* **DATASET EXCERPT**
>>
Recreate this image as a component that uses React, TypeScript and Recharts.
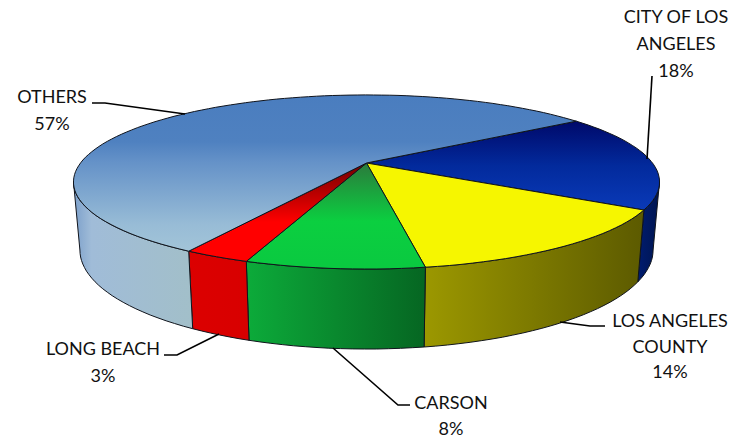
import React from "react"
import { Pie, PieChart } from "recharts"

const categories = ["CITY OF LOS ANGELES", "LOS ANGELES COUNTY", "CARSON", "LONG BEACH", "OTHERS"]
const shares = [18, 14, 8, 3, 57]
const labelRows = [["CITY OF LOS", "ANGELES"], ["LOS ANGELES", "COUNTY"], ["CARSON"], ["LONG BEACH"], ["OTHERS"]]

const chartData = categories.map((name, i) => ({ name, value: shares[i] }))

// top face and wall colours, [offset, colour]
const topStops = [
  [[0, "#00096a"], [0.5, "#022a9c"], [1, "#0a3ab8"]],
  [[0, "#f6f600"], [1, "#f6f600"]],
  [[0, "#2b7a3c"], [0.55, "#0bcf40"], [1, "#0ac940"]],
  [[0, "#700000"], [0.6, "#ff0000"], [1, "#ff0000"]],
  [[0, "#4a7dbf"], [0.3, "#4f81c0"], [0.43, "#6592c8"], [0.83, "#98bcd6"], [1, "#a2c4d8"]],
]
const wallStops = [
  [[0, "#001c70"], [1, "#00154f"]],
  [[0, "#9c9800"], [1, "#5c5a00"]],
  [[0, "#0cab3a"], [1, "#066622"]],
  [[0, "#dc0000"], [1, "#d80000"]],
  [[0, "#7b9fca"], [0.15, "#a0bcd8"], [1, "#a2bfc9"]],
]

// label placement: text centre, first baseline, line gap, then the leader polyline
const labelLayout = [
  { x: 676, y: 23, gap: 27, leader: "652,76 647,159" },
  { x: 670, y: 327, gap: 25.5, leader: "605,326 590,326 560,322" },
  { x: 451, y: 409, gap: 25.5, leader: "410,405 398,405 333,348" },
  { x: 103, y: 355, gap: 27, leader: "164,355 177,355 219,334" },
  { x: 52, y: 103, gap: 27, leader: "92,103 105,103 185,114" },
]

// perspective of the disc
const tilt = 0.218
const squash = 0.829
const stretch = 2.86
const wallScaleX = 0.978
const wallScaleY = 1.138
const rimMidY = 19 // widest line of the ellipse, below the apex
const wallDrop = 68

const RAD = Math.PI / 180

function topPoint(cx: number, cy: number, r: number, deg: number) {
  const u = Math.cos(deg * RAD)
  const v = -Math.sin(deg * RAD)
  const d = 1 - tilt * v
  return [cx + (r * stretch * u) / d, cy + (r * squash * v) / d]
}

function bottomPoint(cx: number, cy: number, r: number, deg: number) {
  const [x, y] = topPoint(cx, cy, r, deg)
  const mid = cy + rimMidY
  return [cx + (x - cx) * wallScaleX, mid + wallDrop + (y - mid) * wallScaleY]
}

function arc(from: number, to: number) {
  const n = Math.max(1, Math.ceil(Math.abs(to - from) / 2))
  const out: number[] = []
  for (let i = 0; i <= n; i++) out.push(from + ((to - from) * i) / n)
  return out
}

const toPath = (pts: number[][]) => pts.map((p, i) => `${i ? "L" : "M"}${p[0].toFixed(1)},${p[1].toFixed(1)}`).join(" ")

function Stops({ stops }: { stops: any[] }) {
  return (
    <>
      {stops.map((s, i) => (
        <stop key={i} offset={s[0]} stopColor={s[1]} />
      ))}
    </>
  )
}

// draws one pie sector as a tilted slice with its outer wall
function Slice3D(props: any) {
  const { cx, cy, outerRadius, startAngle, endAngle, index } = props
  const r = outerRadius
  const top = arc(startAngle, endAngle).map((a) => topPoint(cx, cy, r, a))
  const facePath = toPath([[cx, cy], ...top]) + " Z"

  // only the front of the rim shows a wall
  const edge = (Math.asin(tilt) * 180) / Math.PI
  const frontFrom = -edge
  const frontTo = -180 + edge
  const from = Math.min(startAngle, frontFrom)
  const to = Math.max(endAngle, frontTo)
  let wall = null
  if (from > to) {
    const angles = arc(from, to)
    const upper = angles.map((a) => topPoint(cx, cy, r, a))
    const lower = angles.map((a) => bottomPoint(cx, cy, r, a)).reverse()
    wall = <path d={toPath([...upper, ...lower]) + " Z"} fill={`url(#wall${index})`} stroke="#10141c" strokeWidth={1} />
  }

  return (
    <g>
      <defs>
        <linearGradient id={`top${index}`} x1="0" y1="0" x2="0" y2="1">
          <Stops stops={topStops[index]} />
        </linearGradient>
        <linearGradient id={`wall${index}`} x1="0" y1="0" x2="1" y2="0">
          <Stops stops={wallStops[index]} />
        </linearGradient>
      </defs>
      {wall}
      <path d={facePath} fill={`url(#top${index})`} stroke="#10141c" strokeWidth={1} strokeLinejoin="round" />
    </g>
  )
}

function SliceLabel(props: any) {
  const { index, value } = props
  const place = labelLayout[index]
  const rows = [...labelRows[index], `${value}%`]
  return (
    <g>
      <polyline points={place.leader} fill="none" stroke="#000" strokeWidth={1.6} />
      <text textAnchor="middle" fontFamily="Lato" fontSize={18} fill="#111">
        {rows.map((row, i) => (
          <tspan key={i} x={place.x} y={place.y + i * place.gap}>
            {row}
          </tspan>
        ))}
      </text>
    </g>
  )
}

export default function App() {
  return (
    <div style={{ position: "absolute", left: 0, top: 0, width: 740, height: 438, background: "#fff" }}>
      <PieChart width={740} height={438} margin={{ top: 0, right: 0, bottom: 0, left: 0 }}>
        <Pie
          data={chartData}
          dataKey="value"
          nameKey="name"
          cx={366.5}
          cy={163}
          outerRadius={100}
          startAngle={34.5}
          endAngle={-325.5}
          stroke="none"
          isAnimationActive={false}
          shape={Slice3D}
          inactiveShape={Slice3D}
          label={SliceLabel}
          labelLine={false}
        />
      </PieChart>
    </div>
  )
}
<<
Extract all lines from the material above that include the word "React".

Recreate this image as a component that uses React, TypeScript and Recharts.
import React from "react"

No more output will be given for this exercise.